:: Work required ::
Each line that holds the word "React" counts once; give the total number of such lines and nothing else.

:: Data to process ::

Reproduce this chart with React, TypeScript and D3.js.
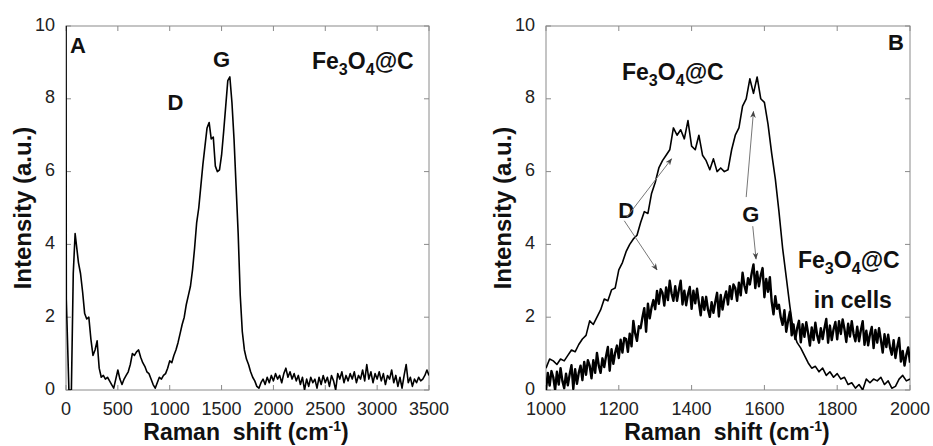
import React from "react";
import * as d3 from "d3";

// ---------- Panel A data (Fe3O4@C, full range) ----------
const shiftA_head = [0, 3, 28, 52, 70, 88];
const intensityA_head = [10.6, 2.5, 0.0, 0.0, 3.2, 4.3];
const shiftA_start = 100;
const shiftA_step = 20;
const intensityA = [
  4.0, 3.5, 3.2, 2.7, 2.1, 1.95, 2.0, 1.4, 0.95, 1.1,
  1.35, 0.6, 0.35, 0.4, 0.3, 0.35, 0.25, 0.15, 0.05, 0.3,
  0.55, 0.3, 0.15, 0.3, 0.4, 0.5, 0.7, 1.0, 0.95, 1.05,
  1.1, 0.9, 0.75, 0.65, 0.5, 0.45, 0.3, 0.15, 0.05, 0.2,
  0.35, 0.3, 0.4, 0.45, 0.6, 0.8, 0.75, 0.95, 1.1, 1.3,
  1.55, 1.8, 2.0, 2.35, 2.6, 2.85, 3.3, 3.9, 4.6, 5.0,
  5.6, 6.2, 6.7, 7.2, 7.35, 6.9, 6.95, 6.15, 6.0, 6.05,
  6.45, 7.1, 7.8, 8.5, 8.6, 7.9, 6.9, 5.6, 4.3, 2.6,
  1.6, 1.1, 0.85, 0.7, 0.5, 0.35, 0.25, 0.1, 0.05, 0.2,
  // 1900 ..
  0.3, 0.15, 0.35, 0.2, 0.4, 0.25, 0.45, 0.3, 0.4, 0.2,
  0.45, 0.6, 0.35, 0.5, 0.3, 0.45, 0.25, 0.4, 0.15, 0.35,
  0.0, 0.3, 0.1, 0.35, 0.2, 0.3, 0.05, 0.35, 0.15, 0.4,
  0.2, 0.35, 0.1, 0.4, 0.25, 0.0, 0.45, 0.3, 0.5, 0.2,
  0.4, 0.25, 0.45, 0.3, 0.5, 0.2, 0.4, 0.3, 0.55, 0.25,
  0.7, 0.3, 0.5, 0.2, 0.45, 0.3, 0.5, 0.25, 0.45, 0.15,
  0.4, 0.3, 0.55, 0.2, 0.4, 0.1, 0.35, 0.05, 0.4, 0.7,
  0.2, 0.35, 0.1, 0.3, 0.2, 0.35, 0.25, 0.3, 0.4, 0.55,
  0.4,
];

// ---------- Panel B data (1000-2000 cm-1) ----------
const shiftB_start = 1000;
const powder_step = 10;
const intensityB_powder = [
  0.6, 0.85, 0.8, 0.7, 0.85, 0.8, 0.95, 1.1, 1.05, 1.25,
  1.4, 1.5, 1.9, 1.8, 2.0, 2.2, 2.5, 2.45, 2.75, 2.8,
  3.3, 3.5, 3.8, 4.0, 4.15, 4.25, 4.6, 4.9, 4.85, 5.4,
  5.7, 6.1, 6.3, 6.45, 6.6, 7.2, 7.0, 7.15, 6.9, 7.4,
  6.7, 6.6, 7.0, 6.45, 6.3, 6.05, 6.35, 6.0, 6.1, 6.0,
  6.05, 6.6, 7.0, 7.2, 7.8, 8.0, 8.55, 8.15, 8.6, 8.0,
  7.9, 7.3, 6.5, 5.8, 4.9, 3.9, 3.1, 2.3, 1.6, 1.3,
  1.15, 0.95, 0.75, 0.6, 0.65, 0.5, 0.6, 0.4, 0.5, 0.35,
  0.45, 0.3, 0.35, 0.15, 0.2, 0.05, 0.15, 0.0, 0.3, 0.2,
  0.3, 0.25, 0.35, 0.15, 0.25, 0.05, 0.1, 0.3, 0.4, 0.25,
  0.3,
];
const cells_step = 5;
const intensityB_cells = [
  0.0, 0.47, 0.12, 0.52,   0.35, 0.0, 0.5, 0.15,    0.6, 0.25, 0.05, 0.45,
  0.13, 0.43, 0.68, 0.03,  0.57, 0.17, 0.47, 0.67,  0.27, 0.77, 0.42, 0.82,
  0.67, 0.32, 0.82, 0.47,  1.02, 0.67, 0.47, 0.87,  0.63, 0.93, 1.18, 0.53,
  1.12, 0.72, 1.02, 1.22,  0.88, 1.38, 1.03, 1.43,  1.4, 1.05, 1.55, 1.2,
  1.9, 1.55, 1.35, 1.75,   1.7, 2.0, 2.25, 1.6,     2.37, 1.97, 2.27, 2.47,
  2.22, 2.72, 2.37, 2.77,  2.67, 2.32, 2.82, 2.47,  3.0, 2.65, 2.45, 2.85,
  2.45, 2.75, 3.0, 2.35,   2.73, 2.33, 2.63, 2.83,  2.23, 2.73, 2.38, 2.78,
  2.4, 2.05, 2.55, 2.2,    2.56, 2.21, 2.01, 2.41,  2.12, 2.42, 2.67, 2.02,
  2.61, 2.21, 2.51, 2.71,  2.35, 2.85, 2.5, 2.9,    2.8, 2.45, 2.95, 2.6,
  3.22, 2.87, 2.67, 3.07,  2.9, 3.2, 3.45, 2.8,     3.25, 2.85, 3.15, 3.35,
  2.55, 3.05, 2.7, 3.1,    2.43, 2.08, 2.58, 2.23,  2.34, 1.99, 1.79, 2.19,
  1.6, 1.9, 2.15, 1.5,     1.8, 1.4, 1.7, 1.9,      1.31, 1.81, 1.46, 1.86,
  1.57, 1.22, 1.72, 1.37,  1.85, 1.5, 1.3, 1.7,     1.4, 1.7, 1.95, 1.3,
  1.77, 1.37, 1.67, 1.87,  1.39, 1.89, 1.54, 1.94,  1.67, 1.32, 1.82, 1.47,
  1.89, 1.54, 1.34, 1.74,  1.34, 1.64, 1.89, 1.24,  1.63, 1.23, 1.53, 1.73,
  1.15, 1.65, 1.3, 1.7,    1.38, 1.03, 1.53, 1.18,  1.52, 1.17, 0.97, 1.37,
  0.88, 1.18, 1.43, 0.78,  1.07, 0.67, 0.97, 1.17,
  0.75,
];

const yTicks = [0, 2, 4, 6, 8, 10];
const xTicksA = [0, 500, 1000, 1500, 2000, 2500, 3000, 3500];
const xTicksB = [1000, 1200, 1400, 1600, 1800, 2000];

const FONT = "'Liberation Sans', Arial, sans-serif";

type Pt = [number, number];

function buildA(): Pt[] {
  const pts: Pt[] = shiftA_head.map((x, i) => [x, intensityA_head[i]] as Pt);
  intensityA.forEach((v, i) => pts.push([shiftA_start + i * shiftA_step, v]));
  return pts;
}
function buildB(vals: number[], step: number): Pt[] {
  return vals.map((v, i) => [shiftB_start + i * step, v] as Pt);
}

const TOP = 26;
const BOTTOM = 390;

function Frame({ x, y, ticksX, id }: any) {
  const [x0, x1] = x.range();
  const tl = 5;
  const gray = "#8a8a8a";
  return (
    <g>
      <rect x={x0} y={TOP} width={x1 - x0} height={BOTTOM - TOP} fill="none" stroke={gray} strokeWidth={1} />
      {ticksX.map((t: number) => (
        <g key={"xt" + id + t}>
          <line x1={x(t)} x2={x(t)} y1={BOTTOM} y2={BOTTOM - tl} stroke={gray} />
          <line x1={x(t)} x2={x(t)} y1={TOP} y2={TOP + tl} stroke={gray} />
          <text x={x(t)} y={415} textAnchor="middle" fontSize={18} fontFamily={FONT} fill="#222">
            {t}
          </text>
        </g>
      ))}
      {yTicks.map((t) => (
        <g key={"yt" + id + t}>
          <line x1={x0} x2={x0 + tl} y1={y(t)} y2={y(t)} stroke={gray} />
          <line x1={x1} x2={x1 - tl} y1={y(t)} y2={y(t)} stroke={gray} />
          <text x={x0 - 11} y={y(t) + 4.5} textAnchor="end" fontSize={18} fontFamily={FONT} fill="#222">
            {t}
          </text>
        </g>
      ))}
    </g>
  );
}

function FeLabel({ x, y, size = 23 }: { x: number; y: number; size?: number }) {
  const sub = size * 0.7;
  return (
    <text x={x} y={y} fontSize={size} fontWeight="bold" fontFamily={FONT} fill="#111">
      Fe
      <tspan fontSize={sub} dy={6}>3</tspan>
      <tspan dy={-6}>O</tspan>
      <tspan fontSize={sub} dy={6}>4</tspan>
      <tspan dy={-6}>@C</tspan>
    </text>
  );
}

function AxisTitles({ cx, yTitleX }: { cx: number; yTitleX: number }) {
  return (
    <g fontFamily={FONT} fontWeight="bold" fill="#111">
      <text x={cx} y={440} textAnchor="middle" fontSize={23}>
        {"Raman\u00a0\u00a0shift (cm"}
        <tspan fontSize={14} dy={-9}>-1</tspan>
        <tspan dy={9}>)</tspan>
      </text>
      <text
        transform={`translate(${yTitleX},${(TOP + BOTTOM) / 2}) rotate(-90)`}
        textAnchor="middle"
        fontSize={24}
      >
        Intensity (a.u.)
      </text>
    </g>
  );
}

export default function App() {
  const yA = d3.scaleLinear().domain([0, 10]).range([BOTTOM, TOP]);
  const xA = d3.scaleLinear().domain([0, 3500]).range([66, 429]);
  const xB = d3.scaleLinear().domain([1000, 2000]).range([546, 910]);
  const yB = yA;

  const lineA = d3.line<Pt>().x((d) => xA(d[0])).y((d) => yA(d[1]));
  const lineB = d3.line<Pt>().x((d) => xB(d[0])).y((d) => yB(d[1]));

  const dataA = buildA();
  const dataBp = buildB(intensityB_powder, powder_step);
  const dataBc = buildB(intensityB_cells, cells_step);

  const arrowGray = "#777";

  return (
    <div style={{ position: "fixed", left: 0, top: 0 }}>
      <svg width={933} height={446} viewBox="0 0 933 446" style={{ display: "block", background: "#fff" }}>
        <defs>
          <clipPath id="clipA">
            <rect x={66} y={TOP} width={363} height={BOTTOM - TOP} />
          </clipPath>
          <clipPath id="clipB">
            <rect x={546} y={TOP} width={364} height={BOTTOM - TOP} />
          </clipPath>
          <marker id="arr" viewBox="0 0 10 10" refX={9} refY={5} markerWidth={7} markerHeight={7} orient="auto-start-reverse">
            <path d="M0,1 L10,5 L0,9 L3,5 Z" fill="#444" />
          </marker>
        </defs>

        {/* Panel A */}
        <Frame x={xA} y={yA} ticksX={xTicksA} id="A" />
        <path d={lineA(dataA) || ""} fill="none" stroke="#000" strokeWidth={1.6} clipPath="url(#clipA)" strokeLinejoin="round" />
        <AxisTitles cx={246} yTitleX={31} />
        <g fontFamily={FONT} fontWeight="bold" fill="#111" fontSize={22}>
          <text x={70} y={53}>A</text>
          <text x={xA(1500)} y={67} textAnchor="middle">G</text>
          <text x={xA(1055)} y={110} textAnchor="middle">D</text>
        </g>
        <FeLabel x={312} y={69} />

        {/* Panel B */}
        <Frame x={xB} y={yB} ticksX={xTicksB} id="B" />
        <path d={lineB(dataBc) || ""} fill="none" stroke="#000" strokeWidth={2.4} clipPath="url(#clipB)" strokeLinejoin="round" />
        <path d={lineB(dataBp) || ""} fill="none" stroke="#000" strokeWidth={1.6} clipPath="url(#clipB)" strokeLinejoin="round" />
        <AxisTitles cx={727} yTitleX={511} />
        <g fontFamily={FONT} fontWeight="bold" fill="#111" fontSize={22}>
          <text x={888} y={50}>B</text>
          <text x={xB(1220)} y={218} textAnchor="middle">D</text>
          <text x={xB(1563)} y={222} textAnchor="middle">G</text>
          <text x={xB(1843)} y={308} textAnchor="middle" fontSize={23}>in cells</text>
        </g>
        <FeLabel x={622} y={80} />
        <FeLabel x={798} y={268} />

        {/* annotation arrows */}
        <g stroke={arrowGray} strokeWidth={1} fill="none">
          <line x1={xB(1222)} y1={yB(4.75)} x2={xB(1345)} y2={yB(6.35)} markerEnd="url(#arr)" />
          <line x1={xB(1215)} y1={yB(4.65)} x2={xB(1305)} y2={yB(3.3)} markerEnd="url(#arr)" />
          <line x1={xB(1550)} y1={yB(5.3)} x2={xB(1570)} y2={yB(7.65)} markerEnd="url(#arr)" />
          <line x1={xB(1568)} y1={yB(4.5)} x2={xB(1577)} y2={yB(3.6)} markerEnd="url(#arr)" />
        </g>
      </svg>
    </div>
  );
}
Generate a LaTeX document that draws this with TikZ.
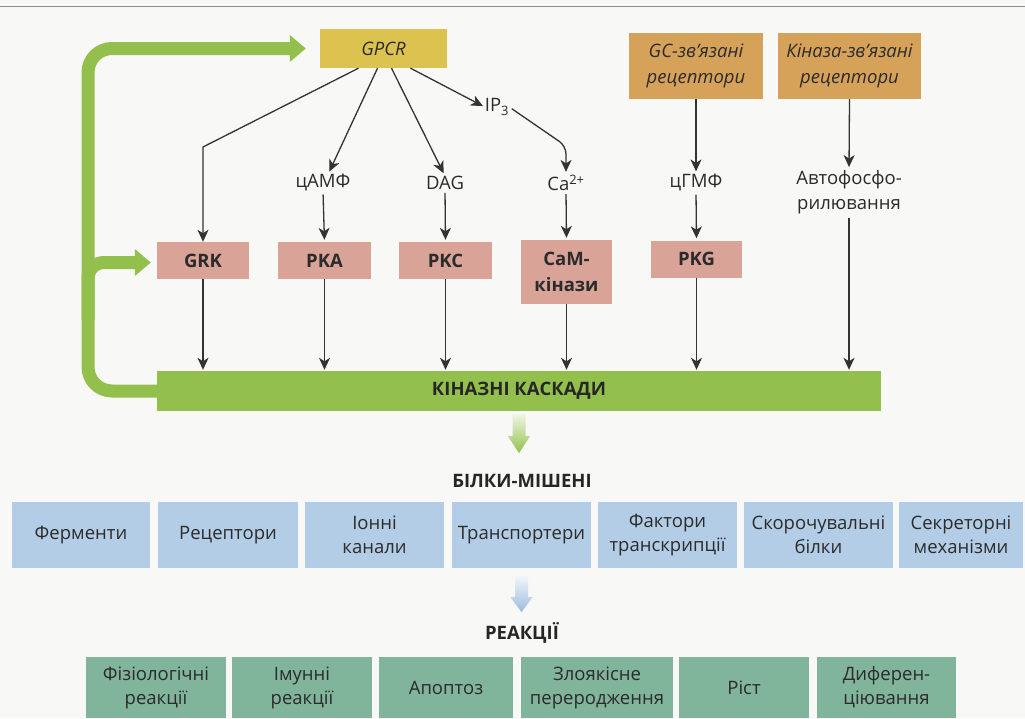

:: Answer ::
2